Home News in English War, Hunger And A Housing Boom: Welcome To Africa’s Most Crowded City

War, Hunger And A Housing Boom: Welcome To Africa’s Most Crowded City

Conflict, drought and floods have pushed a record number of Somalis into Mogadishu, making it Africa’s most crowded city, the Internal Displacement Monitoring Centre said on Tuesday. With more than 340,000 people forced to flee their homes in the first half of 2018, the year is likely to produce Somalia’s highest number of displacements in a decade, said the Geneva-based center, part of the Norwegian Refugee Council (NRC).

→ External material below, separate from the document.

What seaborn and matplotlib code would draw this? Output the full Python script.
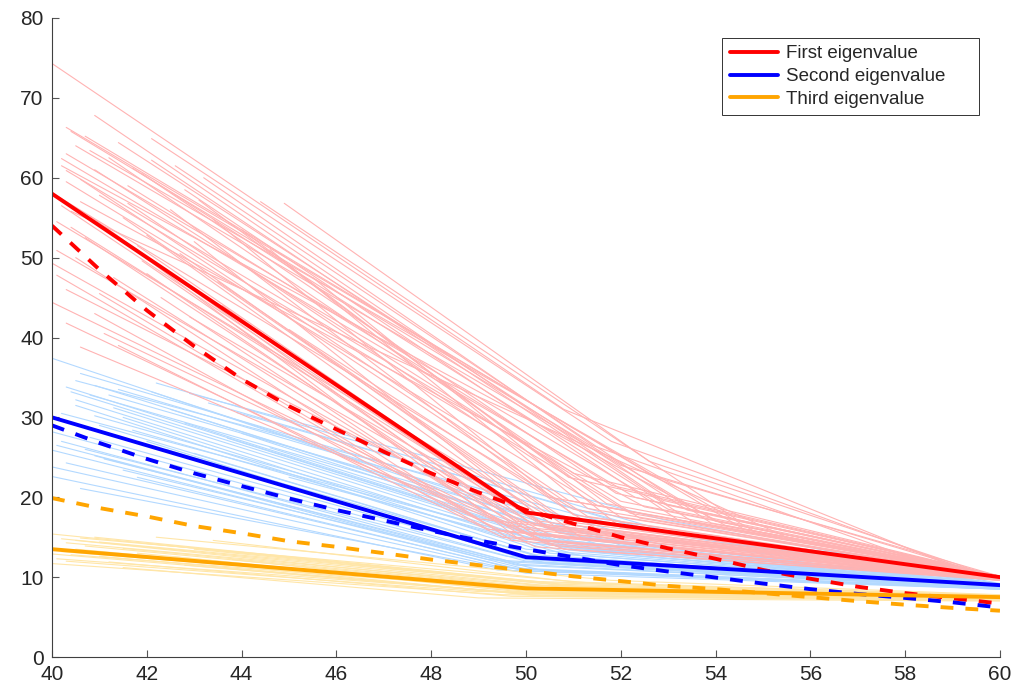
import matplotlib
matplotlib.use("Agg")
import matplotlib.pyplot as plt
import pandas as pd
import seaborn as sns
from matplotlib.lines import Line2D

# thick summary curves
mean_x = [40, 50, 60]
first_mean = [58.0, 18.1, 10.0]
second_mean = [30.0, 12.5, 9.0]
third_mean = [13.5, 8.6, 7.5]

fit_x = list(range(40, 61))
first_fit = [54.0, 48.5, 43.4, 38.9, 34.8, 31.4, 28.5, 25.7, 23.0, 20.6, 18.4,
             16.7, 15.0, 13.6, 12.3, 10.9, 9.8, 8.8, 8.0, 7.35, 6.7]
second_fit = [29.0, 26.8, 24.8, 23.0, 21.4, 19.85, 18.4, 17.1, 15.8, 14.6, 13.5,
              12.5, 11.5, 10.7, 9.95, 9.2, 8.5, 7.9, 7.4, 6.85, 6.2]
third_fit = [19.9, 18.65, 17.6, 16.4, 15.5, 14.5, 13.8, 13.0, 12.2, 11.5, 10.8,
             10.1, 9.5, 8.9, 8.5, 8.0, 7.5, 7.0, 6.55, 6.15, 5.8]

# thin individual runs: (x0, y0, x1, y1, x2, y2)
first_runs = [
    (40.0, 74.3, 50.8, 31.0, 59.4, 10.4), (40.9, 67.8, 52.9, 19.6, 60.0, 10.1),
    (40.3, 66.3, 54.6, 16.0, 60.0, 10.0), (40.4, 65.8, 54.0, 17.0, 60.0, 10.1),
    (42.1, 64.9, 51.8, 27.0, 59.6, 10.3), (40.3, 63.0, 53.0, 18.5, 60.0, 10.0),
    (42.1, 62.2, 53.0, 19.0, 60.0, 10.1), (40.8, 63.4, 54.8, 15.8, 60.0, 10.0),
    (41.7, 61.2, 53.5, 17.0, 60.0, 10.0), (40.3, 60.9, 52.0, 19.5, 60.0, 10.0),
    (40.3, 59.5, 51.5, 19.0, 60.0, 10.0), (44.4, 57.0, 54.5, 17.0, 60.0, 10.1),
    (40.0, 58.1, 51.0, 18.5, 60.0, 10.0), (41.0, 57.8, 52.2, 18.0, 60.0, 10.0),
    (40.1, 54.5, 50.5, 17.5, 60.0, 9.9), (40.4, 53.8, 50.3, 17.0, 60.0, 9.9),
    (40.1, 50.9, 50.2, 16.5, 60.0, 9.8), (40.0, 49.3, 50.0, 16.0, 60.0, 9.8),
    (40.3, 46.0, 50.6, 15.0, 60.0, 9.8), (40.0, 44.4, 50.4, 14.5, 60.0, 9.7),
    (40.6, 38.8, 50.8, 13.5, 60.0, 9.7), (41.1, 40.5, 50.5, 14.0, 60.0, 9.7),
    (41.4, 39.0, 49.5, 15.0, 60.0, 9.7), (42.5, 56.0, 50.5, 20.0, 60.0, 10.0),
    (43.0, 52.0, 50.2, 18.0, 60.0, 9.9), (41.5, 55.0, 50.8, 17.0, 60.0, 9.9),
    (42.0, 48.0, 50.0, 15.5, 60.0, 9.8), (43.5, 47.0, 51.0, 16.5, 60.0, 9.9),
    (41.8, 51.5, 50.5, 16.0, 60.0, 9.8), (40.6, 57.0, 52.5, 18.8, 60.0, 10.0),
    (40.2, 61.5, 54.2, 16.5, 60.0, 10.0), (40.5, 64.0, 52.0, 24.0, 59.8, 10.2),
    (43.2, 60.0, 51.4, 26.5, 59.0, 10.6), (41.2, 62.5, 51.0, 23.0, 60.0, 10.1),
    (44.0, 53.5, 50.9, 22.5, 60.0, 10.1), (42.8, 58.5, 53.2, 17.2, 60.0, 10.0),
    (40.7, 52.5, 49.8, 17.0, 60.0, 9.9), (41.3, 47.5, 49.6, 16.5, 60.0, 9.8),
    (40.9, 43.0, 49.2, 16.0, 60.0, 9.8), (42.3, 45.0, 50.0, 14.8, 60.0, 9.7),
    (45.0, 41.0, 51.5, 16.0, 60.0, 9.9), (40.4, 55.8, 55.5, 15.0, 60.0, 10.0),
    (41.6, 59.0, 51.8, 21.5, 60.0, 10.1), (43.8, 50.0, 52.0, 17.5, 60.0, 9.9),
    (40.2, 56.5, 50.4, 16.2, 60.0, 9.8), (40.8, 55.2, 50.1, 15.6, 60.0, 9.7),
    (41.3, 53.0, 49.8, 15.0, 60.0, 9.7), (42.0, 52.8, 50.6, 16.4, 60.0, 9.8),
    (40.5, 50.0, 49.7, 14.6, 60.0, 9.6), (41.9, 49.6, 50.3, 15.2, 60.0, 9.7),
    (40.1, 47.8, 49.4, 15.8, 60.0, 9.7), (42.7, 50.5, 51.2, 14.8, 60.0, 9.6),
    (43.4, 54.8, 51.0, 17.8, 60.0, 9.9), (40.6, 59.8, 51.3, 17.6, 60.0, 9.9),
    (41.9, 60.5, 51.9, 20.5, 60.0, 10.0), (40.2, 62.4, 52.3, 20.0, 60.0, 10.0),
    (41.4, 64.4, 53.4, 18.4, 60.0, 10.0), (42.6, 61.5, 53.9, 16.8, 60.0, 10.0),
    (40.7, 65.2, 52.7, 22.6, 60.0, 10.1), (43.1, 57.2, 51.7, 19.2, 60.0, 9.9),
    (44.6, 51.0, 51.3, 18.6, 60.0, 9.9), (45.5, 47.5, 52.0, 16.2, 60.0, 9.8),
    (41.0, 45.5, 49.0, 17.3, 60.0, 9.8), (43.6, 44.0, 50.1, 16.8, 60.0, 9.8),
    (40.3, 41.8, 50.2, 13.8, 60.0, 9.6), (42.9, 42.6, 50.7, 15.5, 60.0, 9.7),
    (41.6, 56.8, 50.9, 19.6, 60.0, 9.9), (40.9, 61.0, 52.4, 17.4, 60.0, 9.9),
    (44.9, 56.8, 52.6, 24.5, 59.8, 10.2),
]
second_runs = [
    (40.0, 37.4, 51.5, 14.5, 60.0, 9.0), (40.3, 33.8, 50.5, 14.8, 60.0, 9.0),
    (40.9, 34.0, 51.0, 15.2, 60.0, 9.0), (40.4, 33.2, 50.8, 14.0, 60.0, 8.9),
    (40.5, 32.2, 50.2, 14.2, 60.0, 8.9), (40.5, 31.5, 50.0, 13.5, 60.0, 8.9),
    (40.0, 28.2, 50.0, 12.0, 60.0, 8.8), (40.1, 26.5, 49.8, 11.5, 60.0, 8.7),
    (40.0, 25.9, 50.0, 11.0, 60.0, 8.6), (40.3, 24.3, 50.0, 10.8, 60.0, 8.6),
    (40.0, 23.8, 49.5, 11.2, 60.0, 8.6), (40.6, 21.1, 50.0, 10.5, 60.0, 8.5),
    (42.1, 33.2, 52.0, 14.0, 60.0, 9.0), (41.5, 30.0, 50.5, 13.0, 60.0, 8.9),
    (41.0, 29.0, 50.3, 12.5, 60.0, 8.8), (42.0, 27.0, 50.0, 12.2, 60.0, 8.8),
    (43.0, 25.5, 50.6, 12.0, 60.0, 8.7), (40.2, 30.5, 51.2, 13.2, 60.0, 8.9),
    (40.8, 27.5, 50.4, 11.8, 60.0, 8.7), (41.2, 32.8, 52.5, 13.5, 60.0, 9.0),
    (40.6, 35.5, 53.0, 13.8, 60.0, 9.1), (42.5, 31.0, 51.8, 13.6, 60.0, 8.9),
    (44.0, 28.0, 51.0, 14.5, 60.0, 9.0), (43.5, 24.0, 50.2, 12.8, 60.0, 8.8),
    (41.8, 22.5, 49.8, 11.0, 60.0, 8.5), (45.0, 22.5, 51.4, 12.3, 60.0, 8.7),
    (40.9, 30.2, 50.7, 13.8, 60.0, 8.9), (41.4, 33.5, 51.6, 15.6, 60.0, 9.1),
    (42.8, 29.3, 50.9, 14.2, 60.0, 8.9), (40.7, 26.0, 49.6, 12.6, 60.0, 8.7),
    (43.3, 31.8, 52.2, 16.5, 60.0, 9.1), (41.1, 24.8, 49.9, 11.6, 60.0, 8.6),
    (40.4, 29.4, 50.1, 12.4, 60.0, 8.8), (41.7, 28.4, 50.8, 12.9, 60.0, 8.8),
    (40.2, 27.0, 49.7, 11.9, 60.0, 8.7), (42.4, 26.0, 50.4, 11.7, 60.0, 8.6),
    (40.8, 32.8, 51.3, 14.9, 60.0, 9.0), (43.9, 30.6, 52.7, 15.8, 60.0, 9.1),
    (41.3, 31.2, 50.9, 13.4, 60.0, 8.9), (42.2, 34.3, 53.4, 15.0, 60.0, 9.1),
    (40.0, 22.6, 49.4, 10.9, 60.0, 8.5), (41.5, 23.4, 50.3, 10.9, 60.0, 8.5),
    (44.6, 26.2, 51.7, 13.0, 60.0, 8.8), (40.5, 34.6, 52.1, 16.2, 60.0, 9.1),
    (42.9, 33.0, 52.9, 17.2, 60.0, 9.2), (43.7, 27.4, 51.1, 13.6, 60.0, 8.9),
    (40.9, 25.2, 49.2, 12.2, 60.0, 8.6),
]
third_runs = [
    (40.0, 15.4, 50.0, 9.5, 60.0, 7.7), (40.3, 14.3, 50.2, 9.0, 60.0, 7.6),
    (40.9, 15.0, 50.5, 9.3, 60.0, 7.7), (40.5, 14.6, 49.8, 9.0, 60.0, 7.6),
    (40.7, 13.9, 50.0, 8.7, 60.0, 7.5), (40.2, 13.2, 50.3, 8.4, 60.0, 7.5),
    (40.0, 11.7, 49.5, 7.8, 60.0, 7.2), (40.1, 12.3, 50.0, 8.0, 60.0, 7.3),
    (40.4, 12.8, 50.6, 8.2, 60.0, 7.4), (41.0, 14.4, 51.0, 8.9, 60.0, 7.6),
    (41.5, 13.6, 50.4, 8.6, 60.0, 7.5), (42.0, 14.2, 50.8, 9.1, 60.0, 7.6),
    (42.5, 12.6, 50.0, 8.1, 60.0, 7.3), (43.0, 13.5, 51.2, 8.7, 60.0, 7.5),
    (41.2, 11.9, 49.7, 7.6, 60.0, 7.1), (43.8, 12.2, 50.5, 8.0, 60.0, 7.3),
    (40.6, 14.9, 51.5, 9.2, 60.0, 7.7), (44.5, 11.0, 50.2, 7.7, 60.0, 7.2),
    (40.3, 12.0, 49.0, 8.2, 60.0, 7.3), (42.2, 15.0, 51.8, 9.6, 60.0, 7.8),
    (40.2, 14.8, 50.7, 8.8, 60.0, 7.5), (41.8, 13.0, 49.9, 8.3, 60.0, 7.4),
    (40.5, 13.5, 49.5, 8.6, 60.0, 7.4), (43.4, 14.6, 51.0, 9.4, 60.0, 7.7),
    (40.0, 12.9, 50.1, 7.9, 60.0, 7.3), (42.8, 11.5, 50.5, 7.6, 60.0, 7.1),
    (41.0, 12.6, 49.8, 8.0, 60.0, 7.3), (41.5, 11.2, 49.0, 7.4, 60.0, 7.0),
]

labels = ["First eigenvalue", "Second eigenvalue", "Third eigenvalue"]
dark = {"First eigenvalue": "#ff0000", "Second eigenvalue": "#0000ff", "Third eigenvalue": "#ffa500"}
light = {"First eigenvalue": "#ffb3b3", "Second eigenvalue": "#b3d9ff", "Third eigenvalue": "#ffe6a8"}


def runs_to_frame(runs, name):
    rows = []
    for run_id, (x0, y0, x1, y1, x2, y2) in enumerate(runs):
        for x, y in ((x0, y0), (x1, y1), (x2, y2)):
            rows.append({"group": name, "run": f"{name}-{run_id}", "x": x, "y": y})
    return rows


thin = pd.DataFrame(
    runs_to_frame(second_runs, labels[1])
    + runs_to_frame(first_runs, labels[0])
    + runs_to_frame(third_runs, labels[2])
)

sns.set_style("ticks")
plt.rcParams["font.family"] = ["Liberation Sans", "DejaVu Sans"]

fig = plt.figure(figsize=(10.12, 6.89), dpi=100)
ax = fig.add_axes([0.0514, 0.0464, 0.9367, 0.9275])

for name in [labels[1], labels[0], labels[2]]:
    sub = thin[thin["group"] == name]
    sns.lineplot(data=sub, x="x", y="y", units="run", estimator=None, sort=False,
                 color=light[name], lw=0.8, ax=ax, legend=False)

solid = {labels[0]: first_mean, labels[1]: second_mean, labels[2]: third_mean}
dashed = {labels[0]: first_fit, labels[1]: second_fit, labels[2]: third_fit}
for name in labels:
    sns.lineplot(x=fit_x, y=dashed[name], color=dark[name], lw=2.8, ax=ax,
                 linestyle=(0, (3.3, 3.1)), legend=False)
for name in labels:
    sns.lineplot(x=mean_x, y=solid[name], color=dark[name], lw=2.8, ax=ax, legend=False)

ax.set_xlim(40, 60)
ax.set_ylim(0, 80)
ax.set_xticks(range(40, 61, 2))
ax.set_yticks(range(0, 81, 10))
ax.set_xlabel("")
ax.set_ylabel("")
ax.tick_params(direction="in", length=5, width=0.8, color="#555555",
               labelsize=15, labelcolor="#262626", pad=6)
for side in ["left", "bottom"]:
    ax.spines[side].set_color("#404040")
    ax.spines[side].set_linewidth(0.8)
sns.despine(ax=ax)

# legend box spans the same area as the original (expanded to a fixed width)
handles = [Line2D([0], [0], color=dark[name], lw=2.8) for name in labels]
leg = ax.legend(handles, labels, loc="upper left", bbox_to_anchor=(0.707, 0.0, 0.271, 0.969),
                mode="expand", borderaxespad=0, fontsize=13.5, handlelength=2.6,
                handletextpad=0.4, labelspacing=0.3, borderpad=0.4,
                fancybox=False, framealpha=1)
leg.get_frame().set_edgecolor("#333333")
leg.get_frame().set_linewidth(0.7)

fig.savefig("out.png", dpi=100)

“Somali families are fleeing to Mogadishu seeking shelter, protection and aid,” Evelyn Aero, the NRC aid agency’s regional adviser, told the Thomson Reuters Foundation. “With nowhere else to go, crowding into these camps means that they will be living in unhealthy environment that is unsafe.” Somalia has been trying to recover from conflict that engulfed the country in 1991, when clan warlords overthrew a dictator and then turned on each other. Over the past decade it has faced an insurgency waged by al Qaeda-linked al Shabaab.

While parts of Somalia are plagued by militant violence, a degree of stability in the capital, Mogadishu, and the prospect of humanitarian assistance, attract the rural poor. Some 2.6 million people live in Mogadishu, with more than 28,000 people per square kilometer, making the Indian Ocean city the second most densely populated in the world after Dhaka in Bangladesh, NRC said, citing the website Demographia.

Erratic rainfall, prolonged drought, floods and difficulties accessing markets continue to drive rural Somalis into urban areas, following a 2011 famine which killed 260,000 people. “We are continuing to observe new internally displaced families arriving in Mogadishu,” said Melaki Yirga, deputy regional director for the charity Mercy Corps.

“These women, men and children have very little access to humanitarian support such as basic food.” About 600,000 displaced people live across Mogadishu, with many families evicted multiple times as developers, buoyed by a construction boom, seek to build on land where informal settlements have sprung up, NRC said.